### SUPPLIED DATA
+-------+
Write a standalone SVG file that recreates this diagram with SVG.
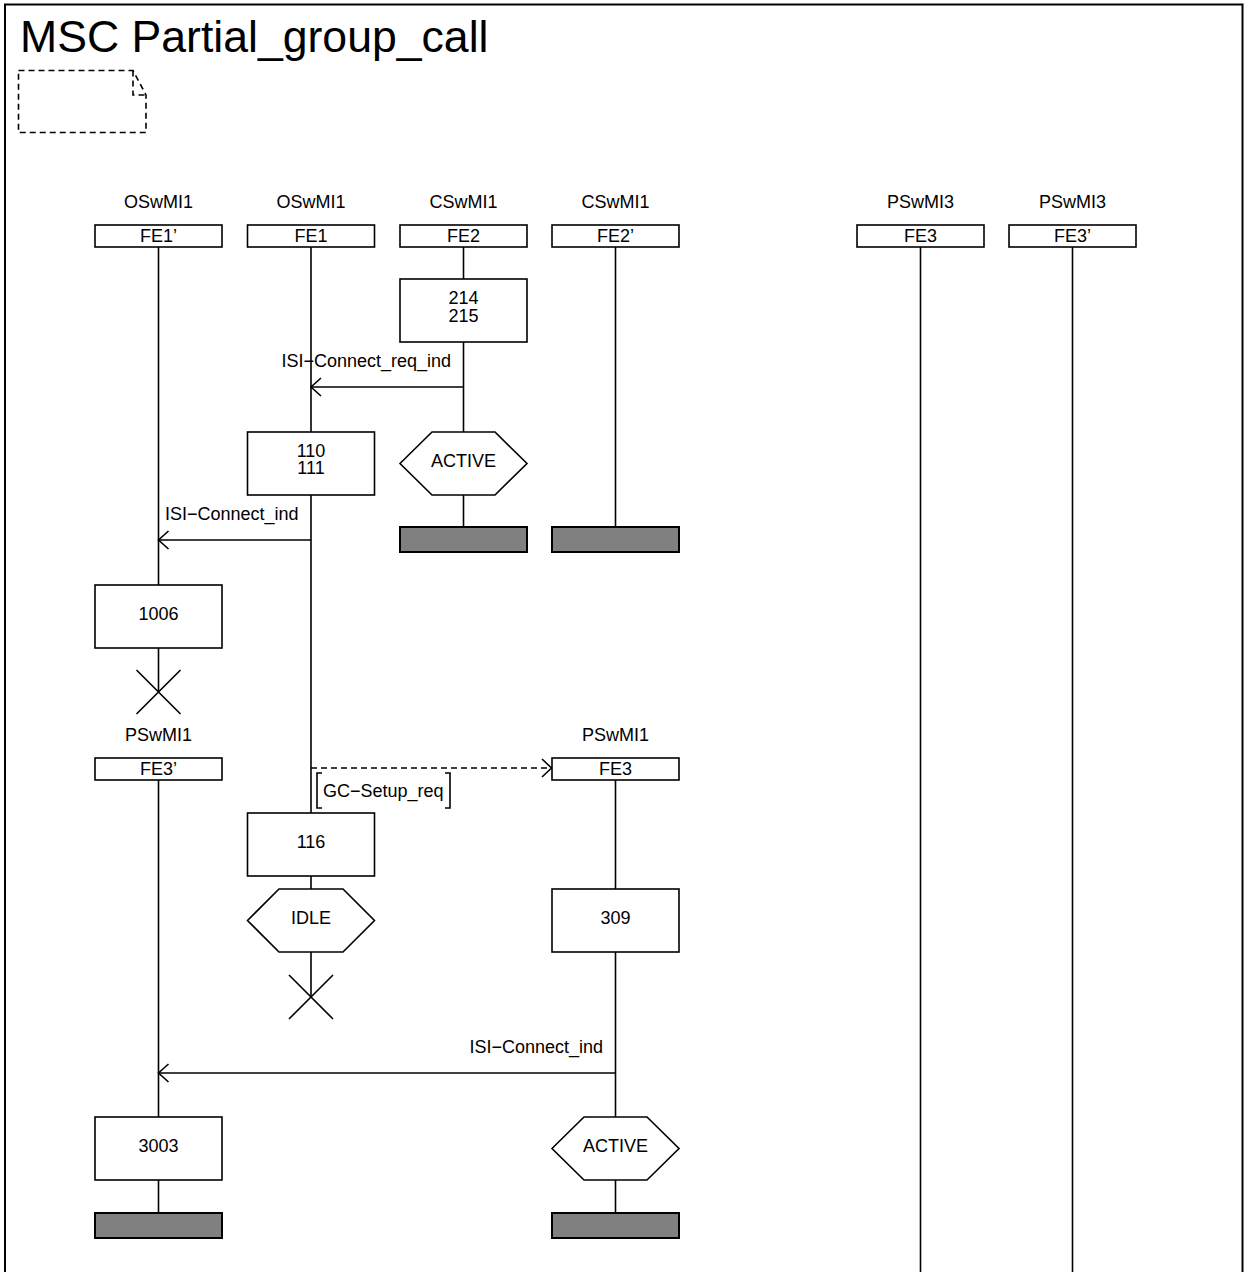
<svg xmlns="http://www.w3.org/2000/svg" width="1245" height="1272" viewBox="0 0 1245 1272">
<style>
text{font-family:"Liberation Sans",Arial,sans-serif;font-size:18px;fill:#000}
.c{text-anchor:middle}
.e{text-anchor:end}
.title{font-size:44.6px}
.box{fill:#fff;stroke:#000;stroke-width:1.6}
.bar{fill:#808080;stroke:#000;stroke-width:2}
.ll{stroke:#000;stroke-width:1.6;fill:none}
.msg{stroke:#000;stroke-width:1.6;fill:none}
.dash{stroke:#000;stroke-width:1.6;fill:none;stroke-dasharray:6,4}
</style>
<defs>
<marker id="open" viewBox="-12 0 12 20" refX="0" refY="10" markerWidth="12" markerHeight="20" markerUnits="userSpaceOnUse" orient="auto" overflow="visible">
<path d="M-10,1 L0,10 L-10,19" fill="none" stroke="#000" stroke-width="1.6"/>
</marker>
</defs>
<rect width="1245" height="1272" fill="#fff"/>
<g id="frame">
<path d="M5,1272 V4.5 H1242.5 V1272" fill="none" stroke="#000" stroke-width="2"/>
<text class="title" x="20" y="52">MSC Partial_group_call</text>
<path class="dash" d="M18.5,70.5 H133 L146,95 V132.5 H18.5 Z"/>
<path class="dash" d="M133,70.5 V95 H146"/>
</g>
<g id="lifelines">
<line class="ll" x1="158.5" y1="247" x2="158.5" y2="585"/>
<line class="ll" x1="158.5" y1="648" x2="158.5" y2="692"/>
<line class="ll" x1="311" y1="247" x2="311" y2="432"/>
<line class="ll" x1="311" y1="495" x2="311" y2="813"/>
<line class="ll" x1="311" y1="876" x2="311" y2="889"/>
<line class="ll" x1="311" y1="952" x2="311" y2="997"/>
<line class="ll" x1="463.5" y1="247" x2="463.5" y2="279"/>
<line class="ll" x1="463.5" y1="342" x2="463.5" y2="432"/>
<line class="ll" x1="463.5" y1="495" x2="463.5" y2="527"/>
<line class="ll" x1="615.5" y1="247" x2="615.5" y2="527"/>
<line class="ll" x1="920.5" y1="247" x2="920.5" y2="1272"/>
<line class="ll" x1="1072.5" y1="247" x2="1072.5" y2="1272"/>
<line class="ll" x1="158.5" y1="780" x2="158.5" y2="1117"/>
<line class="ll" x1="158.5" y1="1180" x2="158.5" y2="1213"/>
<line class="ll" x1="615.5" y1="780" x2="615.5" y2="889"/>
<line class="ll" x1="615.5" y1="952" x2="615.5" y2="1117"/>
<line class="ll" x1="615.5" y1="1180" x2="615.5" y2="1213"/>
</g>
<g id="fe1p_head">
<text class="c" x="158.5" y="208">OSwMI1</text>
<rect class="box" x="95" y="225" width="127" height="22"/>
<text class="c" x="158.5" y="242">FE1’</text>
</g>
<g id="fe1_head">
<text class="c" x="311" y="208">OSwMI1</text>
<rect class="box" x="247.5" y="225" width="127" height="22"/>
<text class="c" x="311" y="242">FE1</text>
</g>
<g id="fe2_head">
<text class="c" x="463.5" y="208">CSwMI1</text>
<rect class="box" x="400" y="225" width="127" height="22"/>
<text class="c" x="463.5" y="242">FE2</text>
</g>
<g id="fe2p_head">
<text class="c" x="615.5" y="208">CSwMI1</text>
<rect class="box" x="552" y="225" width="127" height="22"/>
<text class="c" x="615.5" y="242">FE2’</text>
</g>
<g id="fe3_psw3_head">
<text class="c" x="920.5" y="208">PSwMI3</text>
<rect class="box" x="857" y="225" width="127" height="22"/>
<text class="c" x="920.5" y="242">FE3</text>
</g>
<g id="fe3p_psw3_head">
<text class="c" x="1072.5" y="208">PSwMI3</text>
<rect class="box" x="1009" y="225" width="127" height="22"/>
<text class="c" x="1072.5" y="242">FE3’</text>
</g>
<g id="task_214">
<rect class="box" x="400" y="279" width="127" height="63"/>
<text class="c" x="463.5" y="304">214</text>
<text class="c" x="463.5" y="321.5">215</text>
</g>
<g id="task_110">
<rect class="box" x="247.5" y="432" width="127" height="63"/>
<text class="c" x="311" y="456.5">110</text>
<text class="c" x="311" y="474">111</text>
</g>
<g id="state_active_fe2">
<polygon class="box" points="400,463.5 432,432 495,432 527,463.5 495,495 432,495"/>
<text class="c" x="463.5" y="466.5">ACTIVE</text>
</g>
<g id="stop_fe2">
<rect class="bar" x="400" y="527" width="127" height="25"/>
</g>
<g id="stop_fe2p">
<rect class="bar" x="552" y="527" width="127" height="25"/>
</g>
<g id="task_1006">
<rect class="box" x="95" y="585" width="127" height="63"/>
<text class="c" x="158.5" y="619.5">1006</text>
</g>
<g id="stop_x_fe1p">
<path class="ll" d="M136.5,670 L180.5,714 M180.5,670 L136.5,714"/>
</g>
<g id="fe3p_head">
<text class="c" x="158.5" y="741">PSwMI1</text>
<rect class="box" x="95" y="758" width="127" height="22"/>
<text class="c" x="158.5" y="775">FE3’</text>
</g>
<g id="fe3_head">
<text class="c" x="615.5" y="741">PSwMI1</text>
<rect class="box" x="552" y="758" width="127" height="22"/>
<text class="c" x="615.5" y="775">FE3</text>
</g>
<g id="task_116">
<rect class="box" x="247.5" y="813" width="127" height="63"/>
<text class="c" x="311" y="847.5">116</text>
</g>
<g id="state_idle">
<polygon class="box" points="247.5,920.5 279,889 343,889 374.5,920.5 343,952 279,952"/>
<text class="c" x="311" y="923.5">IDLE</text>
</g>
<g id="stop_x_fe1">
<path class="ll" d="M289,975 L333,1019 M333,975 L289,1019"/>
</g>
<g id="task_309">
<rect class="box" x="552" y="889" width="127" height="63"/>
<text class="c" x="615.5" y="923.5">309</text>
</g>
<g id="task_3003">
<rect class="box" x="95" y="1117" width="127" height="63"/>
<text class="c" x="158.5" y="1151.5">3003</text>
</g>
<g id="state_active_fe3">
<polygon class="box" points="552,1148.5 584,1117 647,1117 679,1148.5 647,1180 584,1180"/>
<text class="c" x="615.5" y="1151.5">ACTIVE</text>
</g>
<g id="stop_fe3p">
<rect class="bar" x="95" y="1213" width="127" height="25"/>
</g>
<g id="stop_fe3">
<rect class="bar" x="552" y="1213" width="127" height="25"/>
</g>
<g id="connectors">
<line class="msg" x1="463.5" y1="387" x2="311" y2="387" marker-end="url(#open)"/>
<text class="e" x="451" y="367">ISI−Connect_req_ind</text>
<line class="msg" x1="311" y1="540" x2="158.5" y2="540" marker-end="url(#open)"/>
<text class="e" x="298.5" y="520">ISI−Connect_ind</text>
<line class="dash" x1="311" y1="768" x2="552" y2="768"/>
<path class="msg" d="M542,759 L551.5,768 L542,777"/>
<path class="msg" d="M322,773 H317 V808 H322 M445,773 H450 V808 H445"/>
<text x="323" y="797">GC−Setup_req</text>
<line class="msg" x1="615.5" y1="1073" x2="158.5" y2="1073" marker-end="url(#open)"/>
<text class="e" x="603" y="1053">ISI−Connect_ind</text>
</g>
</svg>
+-------+
### TASK
Repeat the data exactly in full, omitting its pictures.

### EXERCISE RESULT
Write a standalone SVG file that recreates this diagram with SVG.
<svg xmlns="http://www.w3.org/2000/svg" width="1245" height="1272" viewBox="0 0 1245 1272">
<style>
text{font-family:"Liberation Sans",Arial,sans-serif;font-size:18px;fill:#000}
.c{text-anchor:middle}
.e{text-anchor:end}
.title{font-size:44.6px}
.box{fill:#fff;stroke:#000;stroke-width:1.6}
.bar{fill:#808080;stroke:#000;stroke-width:2}
.ll{stroke:#000;stroke-width:1.6;fill:none}
.msg{stroke:#000;stroke-width:1.6;fill:none}
.dash{stroke:#000;stroke-width:1.6;fill:none;stroke-dasharray:6,4}
</style>
<defs>
<marker id="open" viewBox="-12 0 12 20" refX="0" refY="10" markerWidth="12" markerHeight="20" markerUnits="userSpaceOnUse" orient="auto" overflow="visible">
<path d="M-10,1 L0,10 L-10,19" fill="none" stroke="#000" stroke-width="1.6"/>
</marker>
</defs>
<rect width="1245" height="1272" fill="#fff"/>
<g id="frame">
<path d="M5,1272 V4.5 H1242.5 V1272" fill="none" stroke="#000" stroke-width="2"/>
<text class="title" x="20" y="52">MSC Partial_group_call</text>
<path class="dash" d="M18.5,70.5 H133 L146,95 V132.5 H18.5 Z"/>
<path class="dash" d="M133,70.5 V95 H146"/>
</g>
<g id="lifelines">
<line class="ll" x1="158.5" y1="247" x2="158.5" y2="585"/>
<line class="ll" x1="158.5" y1="648" x2="158.5" y2="692"/>
<line class="ll" x1="311" y1="247" x2="311" y2="432"/>
<line class="ll" x1="311" y1="495" x2="311" y2="813"/>
<line class="ll" x1="311" y1="876" x2="311" y2="889"/>
<line class="ll" x1="311" y1="952" x2="311" y2="997"/>
<line class="ll" x1="463.5" y1="247" x2="463.5" y2="279"/>
<line class="ll" x1="463.5" y1="342" x2="463.5" y2="432"/>
<line class="ll" x1="463.5" y1="495" x2="463.5" y2="527"/>
<line class="ll" x1="615.5" y1="247" x2="615.5" y2="527"/>
<line class="ll" x1="920.5" y1="247" x2="920.5" y2="1272"/>
<line class="ll" x1="1072.5" y1="247" x2="1072.5" y2="1272"/>
<line class="ll" x1="158.5" y1="780" x2="158.5" y2="1117"/>
<line class="ll" x1="158.5" y1="1180" x2="158.5" y2="1213"/>
<line class="ll" x1="615.5" y1="780" x2="615.5" y2="889"/>
<line class="ll" x1="615.5" y1="952" x2="615.5" y2="1117"/>
<line class="ll" x1="615.5" y1="1180" x2="615.5" y2="1213"/>
</g>
<g id="fe1p_head">
<text class="c" x="158.5" y="208">OSwMI1</text>
<rect class="box" x="95" y="225" width="127" height="22"/>
<text class="c" x="158.5" y="242">FE1’</text>
</g>
<g id="fe1_head">
<text class="c" x="311" y="208">OSwMI1</text>
<rect class="box" x="247.5" y="225" width="127" height="22"/>
<text class="c" x="311" y="242">FE1</text>
</g>
<g id="fe2_head">
<text class="c" x="463.5" y="208">CSwMI1</text>
<rect class="box" x="400" y="225" width="127" height="22"/>
<text class="c" x="463.5" y="242">FE2</text>
</g>
<g id="fe2p_head">
<text class="c" x="615.5" y="208">CSwMI1</text>
<rect class="box" x="552" y="225" width="127" height="22"/>
<text class="c" x="615.5" y="242">FE2’</text>
</g>
<g id="fe3_psw3_head">
<text class="c" x="920.5" y="208">PSwMI3</text>
<rect class="box" x="857" y="225" width="127" height="22"/>
<text class="c" x="920.5" y="242">FE3</text>
</g>
<g id="fe3p_psw3_head">
<text class="c" x="1072.5" y="208">PSwMI3</text>
<rect class="box" x="1009" y="225" width="127" height="22"/>
<text class="c" x="1072.5" y="242">FE3’</text>
</g>
<g id="task_214">
<rect class="box" x="400" y="279" width="127" height="63"/>
<text class="c" x="463.5" y="304">214</text>
<text class="c" x="463.5" y="321.5">215</text>
</g>
<g id="task_110">
<rect class="box" x="247.5" y="432" width="127" height="63"/>
<text class="c" x="311" y="456.5">110</text>
<text class="c" x="311" y="474">111</text>
</g>
<g id="state_active_fe2">
<polygon class="box" points="400,463.5 432,432 495,432 527,463.5 495,495 432,495"/>
<text class="c" x="463.5" y="466.5">ACTIVE</text>
</g>
<g id="stop_fe2">
<rect class="bar" x="400" y="527" width="127" height="25"/>
</g>
<g id="stop_fe2p">
<rect class="bar" x="552" y="527" width="127" height="25"/>
</g>
<g id="task_1006">
<rect class="box" x="95" y="585" width="127" height="63"/>
<text class="c" x="158.5" y="619.5">1006</text>
</g>
<g id="stop_x_fe1p">
<path class="ll" d="M136.5,670 L180.5,714 M180.5,670 L136.5,714"/>
</g>
<g id="fe3p_head">
<text class="c" x="158.5" y="741">PSwMI1</text>
<rect class="box" x="95" y="758" width="127" height="22"/>
<text class="c" x="158.5" y="775">FE3’</text>
</g>
<g id="fe3_head">
<text class="c" x="615.5" y="741">PSwMI1</text>
<rect class="box" x="552" y="758" width="127" height="22"/>
<text class="c" x="615.5" y="775">FE3</text>
</g>
<g id="task_116">
<rect class="box" x="247.5" y="813" width="127" height="63"/>
<text class="c" x="311" y="847.5">116</text>
</g>
<g id="state_idle">
<polygon class="box" points="247.5,920.5 279,889 343,889 374.5,920.5 343,952 279,952"/>
<text class="c" x="311" y="923.5">IDLE</text>
</g>
<g id="stop_x_fe1">
<path class="ll" d="M289,975 L333,1019 M333,975 L289,1019"/>
</g>
<g id="task_309">
<rect class="box" x="552" y="889" width="127" height="63"/>
<text class="c" x="615.5" y="923.5">309</text>
</g>
<g id="task_3003">
<rect class="box" x="95" y="1117" width="127" height="63"/>
<text class="c" x="158.5" y="1151.5">3003</text>
</g>
<g id="state_active_fe3">
<polygon class="box" points="552,1148.5 584,1117 647,1117 679,1148.5 647,1180 584,1180"/>
<text class="c" x="615.5" y="1151.5">ACTIVE</text>
</g>
<g id="stop_fe3p">
<rect class="bar" x="95" y="1213" width="127" height="25"/>
</g>
<g id="stop_fe3">
<rect class="bar" x="552" y="1213" width="127" height="25"/>
</g>
<g id="connectors">
<line class="msg" x1="463.5" y1="387" x2="311" y2="387" marker-end="url(#open)"/>
<text class="e" x="451" y="367">ISI−Connect_req_ind</text>
<line class="msg" x1="311" y1="540" x2="158.5" y2="540" marker-end="url(#open)"/>
<text class="e" x="298.5" y="520">ISI−Connect_ind</text>
<line class="dash" x1="311" y1="768" x2="552" y2="768"/>
<path class="msg" d="M542,759 L551.5,768 L542,777"/>
<path class="msg" d="M322,773 H317 V808 H322 M445,773 H450 V808 H445"/>
<text x="323" y="797">GC−Setup_req</text>
<line class="msg" x1="615.5" y1="1073" x2="158.5" y2="1073" marker-end="url(#open)"/>
<text class="e" x="603" y="1053">ISI−Connect_ind</text>
</g>
</svg>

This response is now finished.